Os bancos estaduais e a reforma constitucional

Artigo publicado no jornal O Estado de São Paulo em 13 de fevereiro de 1995 (página B2).

A existência de um equilíbrio fiscal permanente consiste em condição sine qua non ao sucesso de qualquer programa econômico que pretenda colocar um fim definitivo na inflação. Em adição, é também imperioso o respaldo político e legal ao Banco Central (BC) para que esta instituição possa desenvolver uma política monetária consistente com a estabilidade de preços.

Todo brasileiro bem informado sabe que o Plano Real não atende as condições acima enunciadas. Sabe também da necessidade de reformas constitucionais para se solucionar de forma permanente o problema fiscal e não desconhece a impossibilidade de existir disciplina monetária enquanto a questão dos bancos estaduais não for equacionada. A conclusão lógica é que, a menos de ajustes profundos, o Plano Real não poderá acabar com a inflação. Quando muito, poderá mantê-lá em patamares “civilizados” – algo como 15 a 50% ao ano.

Pode-se prever que será bastante difícil para a administração FHC resolver os problemas fiscal e monetário de forma definitiva. Para se reformar a Constituição é preciso sustentação política, a qual por sua vez requer apoio dos governadores – ao menos de boa parte deles.

Evidencia-se aqui a complexidade da equação política. Somente duas propostas referentes ao destino dos bancos estaduais consistentes com a estabilidade monetária duradoura estão disponíveis: privatização ou liquidação. E outra não surgirá, ao menos até o dia em que os políticos brasileiros se transformem em administradores zelosos. Obviamente, caso isso ocorra, não será antes de alguns anos.

De modo geral, os novos administradores estaduais não estão dispostos a abrir mão de seus bancos. No caso de BANESPA e BANERJ, que estão sob comando do BC, seus respectivos governadores aparentam não admitir a hipótese de não voltar a administrá-los algum dia. Simultaneamente, estados menos poderosos já se movimentam para entregar os seus bancos à administração do BC.

Isso não foi explicitado, mas tudo leva a crer que os governadores desejam transferir o ônus de sanear seus bancos à administração federal para em seguida tê-los de volta. Caso isso se verifique, muito provavelmente os jornais voltarão a noticiar, mais cedo ou mais tarde, que o BC está emitindo dinheiro para socorrer as instituições financeiras estaduais.

Apesar de existirem instrumentos legais para liquidar ou privatizar os bancos estaduais administrados pelo BC e para fiscalizar de forma rigorosa os demais, dificilmente o governo federal utilizará esses recursos.

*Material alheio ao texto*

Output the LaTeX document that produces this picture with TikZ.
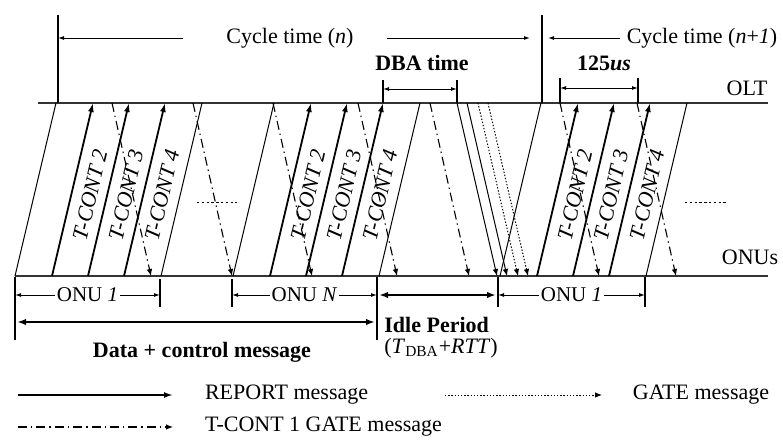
\documentclass[tikz,border=0pt]{standalone}
\usepackage{fontspec}
\setmainfont{Liberation Serif}
\usetikzlibrary{arrows.meta}

\begin{document}
\begin{tikzpicture}[x=0.5pt, y=-0.5pt,
  font=\fontsize{11}{13}\selectfont,
  bus/.style={line width=1.1pt, black!80},
  burst/.style={line width=0.5pt},
  report/.style={line width=0.9pt, -{Latex[length=4.5pt,width=3pt]}},
  gate/.style={line width=0.5pt, dash pattern=on 0.7pt off 0.9pt, -{Latex[length=3.5pt,width=2.8pt]}},
  tgate/.style={line width=0.55pt, dash pattern=on 4.5pt off 2pt on 0.7pt off 2pt, -{Latex[length=3.5pt,width=2.8pt]}},
  dim/.style={line width=0.5pt, {Latex[length=3pt,width=2pt]}-{Latex[length=3pt,width=2pt]}},
  onearr/.style={line width=0.5pt, -{Latex[length=3pt,width=2pt]}},
  heavy/.style={line width=1.3pt, {Latex[length=4.5pt,width=3.2pt]}-{Latex[length=4.5pt,width=3.2pt]}},
  tick/.style={line width=0.6pt},
  more/.style={line width=0.5pt, dash pattern=on 1.2pt off 1.2pt},
  tlabel/.style={font=\fontsize{11}{13}\selectfont\itshape, rotate=76.7, inner sep=0pt},
  span/.style={font=\fontsize{10.5}{12}\selectfont, fill=white, inner sep=1pt}
]
\useasboundingbox (0,0) rectangle (783,445);

% ================= OLT / ONU lines =================
\draw[bus] (38,103) -- (768,103);
\draw[bus] (15,276) -- (768,276);
\node (olt) at (747,88) {OLT};
\node (onus) at (750,257) {ONUs};

% --- upstream bursts: data edges and REPORT arrows ---
\foreach \b in {15,233,500}{
  \draw[burst] (\b,276) -- ++(41,-173);
  \foreach \o in {37,73,109} \draw[report] (\b+\o,276) -- ++(41,-173);
  \draw[burst] (\b+146,276) -- ++(41,-173);
  \foreach \k/\o in {2/37,3/73,4/109}
    \node[tlabel] (tc\b\k) at (\b+\o+38,195) {T-CONT \k};
}

% --- T-CONT 1 GATE messages ---
\foreach \t in {112,193,273,358,430,560,637}
  \draw[tgate] (\t,103) -- ++(39,173);

% --- GATE messages after DBA ---
\draw[gate, solid] (457,103) -- (497,276);
\draw[gate, solid] (467,103) -- (507,276);
\draw[gate] (478,103) -- (518,276);
\draw[gate] (488,103) -- (528,276);

\draw[more] (197,202) -- (237,202);
\draw[more] (685,202) -- (727,202);

% ================= top dimensions =================
\draw[tick] (58,15) -- (58,103);
\draw[tick] (542,15) -- (542,103);
\node (cycn) at (290,38) {Cycle time (\textit{n})};
\draw[onearr] (183,38) -- (58,38);
\draw[onearr] (387,38) -- (530,38);
\draw[onearr] (620,38) -- (548,38);
\node (cycm) at (702,38) {Cycle time (\textit{n}+\textit{1})};

\draw[tick] (383,80) -- (383,103);
\draw[tick] (457,80) -- (457,103);
\draw[dim] (383,89) -- (457,89);
\node[font=\fontsize{11}{13}\selectfont\bfseries] (dba) at (422,63) {DBA time};

\draw[tick] (560,78) -- (560,103);
\draw[tick] (638,78) -- (638,103);
\draw[dim] (560,88) -- (638,88);
\node (slot) at (604,63) {\textbf{125\textit{us}}};

% ================= bottom dimensions =================
\draw[tick] (15,277) -- (15,340);
\draw[tick] (160,279) -- (160,307);
\draw[tick] (232,279) -- (232,307);
\draw[tick] (377,277) -- (377,340);
\draw[tick] (498,277) -- (498,307);
\draw[tick] (645,277) -- (645,307);

\draw[dim] (15,295) -- (160,295) node[span, midway] (onua) {ONU \textit{1}};
\draw[dim] (232,295) -- (377,295) node[span, midway] (onun) {ONU \textit{N}};
\draw[dim] (498,295) -- (645,295) node[span, midway] (onub) {ONU \textit{1}};
\draw[heavy] (379,295) -- (496,295);
\draw[heavy] (17,322) -- (375,322);

\node[font=\fontsize{11}{13}\selectfont\bfseries] (data) at (202,352) {Data + control message};
\node[font=\fontsize{11}{13}\selectfont\bfseries, anchor=west, inner sep=0pt] (idle) at (384,325) {Idle Period};
\node[anchor=west, inner sep=0pt] (idlet) at (384,348) {(\textit{T}\textsubscript{DBA}+\textit{RTT})};

% ================= legend =================
\draw[report] (18,395) -- (173,395);
\node[anchor=west] (lrep) at (198,395) {REPORT message};
\draw[gate] (445,395) -- (602,395);
\node (lgate) at (701,395) {GATE message};
\draw[tgate] (18,427) -- (173,427);
\node[anchor=west] (ltc) at (198,427) {T-CONT 1 GATE message};
\end{tikzpicture}
\end{document}
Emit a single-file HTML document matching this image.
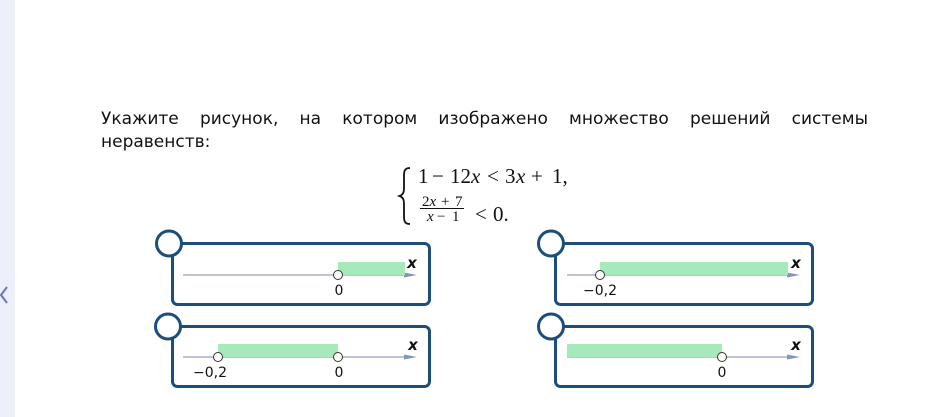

A necessidade de FHC ter votos no Congresso Nacional para reformar a Constituição e aprovar outras normas jurídicas provavelmente implicará uma solução menos drástica – e conseqüentemente inconsistente com uma política monetária austera – para o problema dos bancos estaduais.

Independentemente do cenário internacional, já seria uma tarefa delicada para FHC promover a reforma constitucional e gerenciar a política monetária sem permitir um repique inflacionário e manter o apoio dos governadores. Com a crise mexicana e seus possíveis efeitos adversos sobre o Brasil, isso se torna ainda mais complexo. Assim, a menos que os governadores concordem em abrir mão dos bancos estaduais e apoiem a revisão constitucional, é provável que o fim definitivo da inflação venha a ser uma tarefa para o próximo presidente.


Alexandre Barros da Cunha
Professor da Universidade Santa Úrsula e da PUC-Rio.